We will soon see plastic the way we see asbestos, leaded gasoline, and marketing cigarettes to children
Asbestos, leaded gasoline, and marketing cigarettes to children made a lot of money. If you believe profitable sales mean a fair trade of money for products or services, therefore improving the world, they were good.
Whatever their benefits, they also killed people. I don’t know anyone who argues we should let markets alone regulate selling cigarettes to children. Nearly everyone agrees on laws regulating putting lead in gas. Your IQ is probably lower as a result of all the lead leaded gas put into the air.
Today people say, “Plastic has its problems but its so useful we can’t do without it.”

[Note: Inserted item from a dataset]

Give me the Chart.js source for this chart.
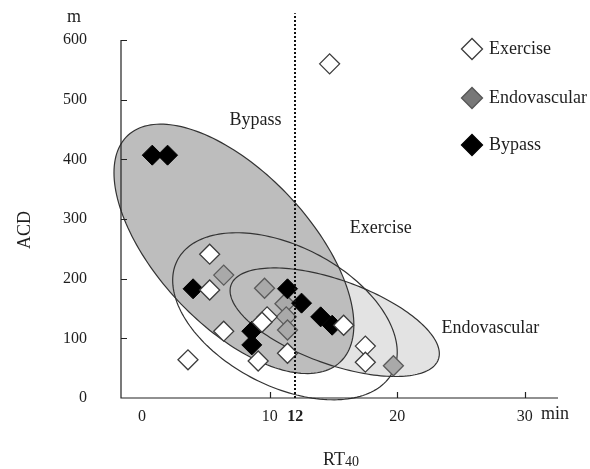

Future generations will recoil in horror at the time we’re taking to ban at least the single-use stuff. We’ve effectively filled the ocean with it, in the sense that all life over a certain size has plastic in it. Most of that plastic didn’t exist more than a few decades ago. Even as we know the health consequences, we’re producing more than ever.
Some hope?
Some places are doing just barely more than the bare minimum and starting to regulate plastic. I compiled a few articles to follow up to see what role models your municipality could follow to ban plastic.
- The Guardian: New Zealand to ban most single-use plastics by 2025
- Treehugger: Chile Boldly Bans Single-Use Plastics
- World Economic Forum: As Canada bans bags and more, this is what’s happening with single-use plastics around the world
- Footprint Foundation: Single-Use Plastic Legislation
- Global Citizen: 16 Times Countries and Cities Have Banned Single-Use Plastics
- Honolulu Civil Beat: The Problem With Honolulu’s Single-Use Plastic Ban At Restaurants
- PBS News Hour: Bold single-use plastic ban kicks Europe’s plastic purge into high gear
- Seattle Weekly: Single-use plastic bag ban begins Oct. 1 in Washington
- Live Kindly: 11 Most Impressive Plastic Bans Around the World
Still a long way to go, but some of the places and bans we’ve started with (note that nearly all have huge loopholes, like that food vendors can use plastic bags): microbeads in cosmetics (US, UK, Canada, New Zealand, Taiwan), plastic bags (Australia, Mexico City, Canada, Thailand, Rwanda, California, Kenya, Bangladesh, Washington State, Honolulu, Vanuatu, Montreal), single-use plastic (EU, New Delhi, Morocco), straws (California, UK, Malibu, Seattle, Miami Beach), plastic bottles (Vanuatu), Styrofoam (Zimbabwe, San Francisco, Berkeley, Santa Monica, Davis, Richmond, Portland OR, New York City), plastic plates and cutlery (France).
But not New York City, my home, nor most of the United States. Americans in board rooms and holding government authority, along with their peers in Europe, China, and India, are the main people whose decisions to drill oil and make poisons from it, however helpful, result in all this pollution.
Takeout containers, cars, and stretchy fabrics
Next time you buy takeout containers, cars, and stretchy fabrics, or packaged food or doof, or any unnecessary plastic, instead of thinking how convenient it is for you, maybe think about its end of life. Humans never created anything like this:
Sickening.
It’s sickening what we’re doing, no pun intended. We can stop. If we want to lead corporations and government we must first lead ourselves and live by the values we want to lead others to.
When we lead ourselves to live by our values and reduce plastic waste by 90 percent or so—that is, just the low-hanging fruit—we’ll find we improve our lives. The people who think it’s hard tend to be the most privileged, who erroneously believe they’re acting in solidarity with underprivileged by not acting. It’s nonsense, but their minds find ways to help them sleep at night, knowing the pollute the most and could change things the most with the least effort.